Slow Down and get Creative With the Sun and Nature as Your Muse
These days everyone is a photographer.  Iphones and filters have made it easy for everyone to take a beautiful photo. Sometimes though, it’s nice to simplify and use nature and the sun as your muse.
Enter: Sunprints, also known as cyanotypes. When sunlight interacts with light-sensitive paper, it changes the color of the exposed paper and leaves a silhouette (like a shadow) of any object placed on top of the paper. Learn how to harness the sun’s energy to create beautiful art using things from nature. 

Materials:
Sunprint paper
Clear Acrylic sheet (not necessary, but it will keep your leaves from blowing away and keep flat on the paper). Some Sunprint paper comes with an acrylic sheet.
Cardboard
The flat tub or tray of water
Plants or objects to print with (see suggestions below)
Lemon Juice (optional)
Sunlight


Examples of objects to use to print with:
A selection of flat leaves and flowers. Objects with detail work the best. Also, objects that are not completely solid (rather, have areas where the light can seep through) make the most interesting prints like ferns or smaller leaves.

Feathers
Glass bottles
Magnetic letters


Step 1:
Arrange your objects on a piece of Sunprint paper out of reach of the sun, preferably in a dark room.  

First place cardboard, then sun print paper and then arrange the objects on top of the paper.
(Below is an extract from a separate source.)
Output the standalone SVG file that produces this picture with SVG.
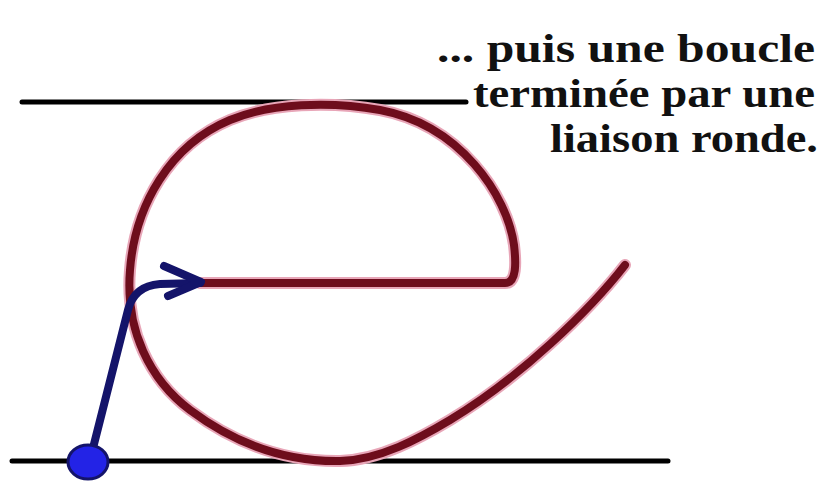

The blue molecules embedded in the paper are sensitive to ultraviolet light. For best results, prepare your print in a place where the sun’s light cannot reach the paper as you arrange objects on top of it. Direct sunlight will expose the paper quickly, but even ambient light in the shade, or in a room with a big window will cause slow exposure of the paper.

Step 2:
Place the clear acrylic sheet on top to flatten and hold your objects flat against the Sunprint paper. 

Use the acrylic sheet when using flat or almost-flat objects to help sharpen the edges between blue and white in your final print. The ambient sunlight outdoors will find its way underneath the edges of your objects if they are not pressed firmly to the paper, resulting in blended contrasts. You can use clothespins or similar to keep everything in place (just make sure they don’t cover the paper or you will get outlines of the clips on your print)



Step 3:
Take your Sunprint paper outside and lay it in direct sunlight for 2-5 minutes.

The areas of the paper exposed to the sun will fade from blue to white. When you see most of the colour disappear from the paper, your print has been fully exposed. If no direct sunlight is available, don’t worry–just expose your print a little longer and wait for the same fading effect. Under cloud cover, the process will take 5-20 minutes depending on the thickness of the clouds.

Step 4:
Rinse your Sunprint paper in water. Watch the white turn into blue and the blue turn into white.

To get the deepest blue that the paper can give, leave it in the water for a while: 1-5 minutes. You can add some lemon juice to the water to help enhance the blue colour. 

Just as the Sun’s light stimulated a chemical change in the previous step, the water stimulates another chemical change in this one. The water causes an oxidation reaction that turns the colourless compound into the deep blue of a finished print and stops the chemical process.

Step 5:
Lay your Sunprint paper flat on an absorbent surface and allow it to dry.

You can use a paper towel or a piece of cardboard for your print while it dries. Putting it on something absorbent will help to avoid the formation of water spots by drawing the water away from the Sunprint paper.

When you take your paper out of the water, the active chemical will not have finished oxidizing. The water remaining in the paper will do the job before it evaporates. By the time it is all gone you will have a beautiful, deep blue print!

There you have it!  A unique and beautiful print. 

Play around with different types of objects, you will be surprised by what you can create.  The Aloha print above was made with protea, a dead centipede and some children’s magnetic letters.  The options are endless!